黨國當年靠“愛國”罩著不少事兒。在國外靠“愛國”罩著“製造麻煩”的同胞,在黨國左近就更有“愛國”人士簇擁了。就說本老漢很愛讀的北美“世界日報”的東家“聯合報”吧,當年在“報禁”未去之前能在台灣生存,也得替黨國吆喝。陳案黨國定調不是謀殺之後,聯合報發了個社論,很“愛國”的給黨國護航:
若幹年來,我國政府一直麵對著幾股非常不友好、仇視和敵對的力量,刻意的以打擊,甚至摧毀中華民國政府為目標。
第一股當然是中共…….
其次是海外的所謂“台獨”分子…….
再其次一類是西方社會中的少數關心中國問題人士。

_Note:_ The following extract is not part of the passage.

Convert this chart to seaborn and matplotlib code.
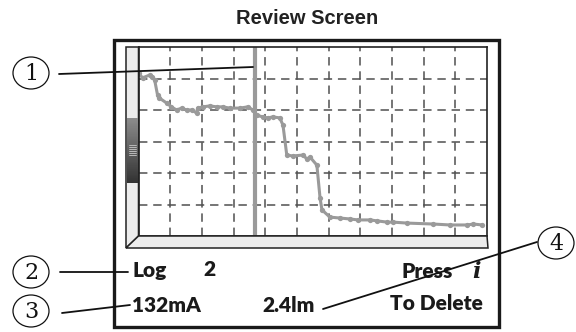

這些人士,有的或係純粹基於對自由理想的信念,有的別有原因和用心,往往對我政府在麵對中共陰謀下所采取的一些非常時期措施,發出不同程度的批評,甚至惡意的攻訐。
在過去的事實裏,我們看到許多例子,發生在我們這裏的一些事,往往有人刻意去扭曲和醜化。陳文成博士的死亡,便很可能的為若幹野心家利用來誣蔑我政府,使本可能是個純粹的刑事案件,蒙上了層撲朔迷離的政治迷霧。
靠,鬧半天這“敵對勢力”的概念居然是咱黨從別人那兒山寨來的?警總把一大活人給“談”成死人了,您真好意思?皇權之下,淫威罩著,“愛國”與“保皇”是一種普遍現象。
下篇預報:江南命案。
黨國當時特務體係的效率如何,還真不清楚。
我認為特務體係遠比不上中共,當年國民政府高層被共諜滲透得一蹋糊塗,破獲的不多,有用的情報也不多。
大俠好。如果用猜的,我覺得不是“係統”布置下來的。最詭異的是,以當時特務體係的效率,案發後沒能破案。至於後來扁沒查出啥證據,也屬正常,畢竟快20年了,該蓋的都蓋上了。像那個毛張草地之爭時葉劍英偷窺的電報,估計不會有啥證據了。周末愉快。
民進黨執政八年,都沒有找出林宅血案的新證據。
如果能找出強有力的新證據,這會成為民進黨攻擊國民黨的利器,但是沒有找到,應該不是民進黨沒有人想辦,而是難度不小。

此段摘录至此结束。